Due to the complexity of the SAGA/ADA protein complex network, we reasoned that it is an ideal system to test our approach. Furthermore, partial structural information has been established for the SAGA complex, which therefore provides an objective to evaluate our method. Using electron microscopy (EM),
Wu et al (2004) determined the first low-resolution 3D model of the SAGA complex; however, this study only localized 9 of the 19 known subunits of SAGA and the DUB module was not known to be part of SAGA at that time. On the other hand, two recent studies also determined the high-resolution structure of the four subunits of the DUB module (
Kohler et al, 2010;
Samara et al, 2010). Since these studies characterized only portions of the SAGA complex, there is no complete model for the architecture of SAGA. Here, we aimed to improve our understanding of the organization of proteins within the complex as well as to identify any components missing from earlier studies.

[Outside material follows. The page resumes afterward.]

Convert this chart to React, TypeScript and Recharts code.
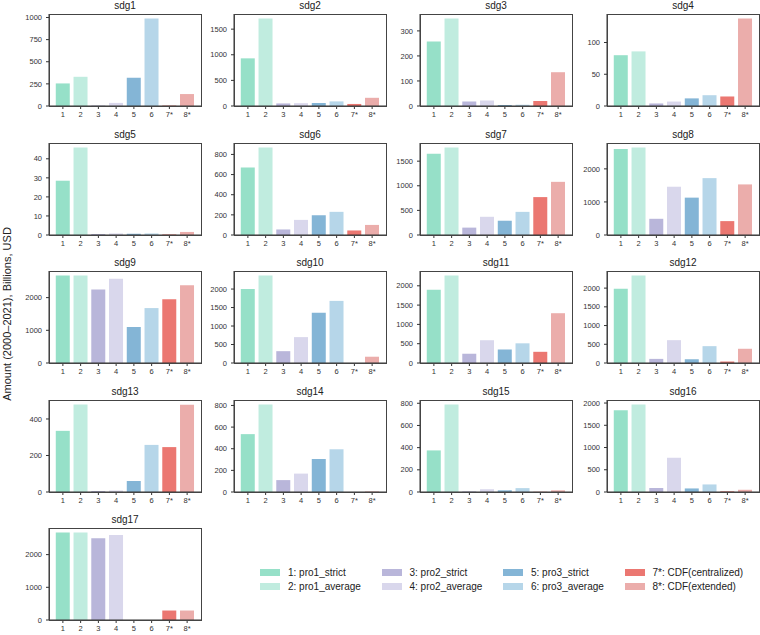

Using our method, we confirmed all known components of the DUB and HAT modules, and furthermore revealed that the HAT module contains an additional protein, Sgf29, that is present in all Gcn5 complexes. Sgf29 mutants resemble those in Ada2, Ada3 and Gcn5 by displaying classic ADA phenotypes (
Berger et al, 1992). We also identified a novel subunit of the ADA complex, which we termed Ahc2. The most intriguing observation revealed through our analysis is that the SAGA complex consists of five distinct modules. In addition to the previously described DUB, HAT/Core and ADA modules, we identified two novel modules, which we termed SA_SPT (i.e. Saga-associated SuPpressors of Ty) and SA_TAF (i.e. Saga-associated TATA-binding protein-associated factors). Unexpectedly, these modules, which are responsible for the different functions of the SAGA complex, are capable of assembling independently from the remaining modules of the complex.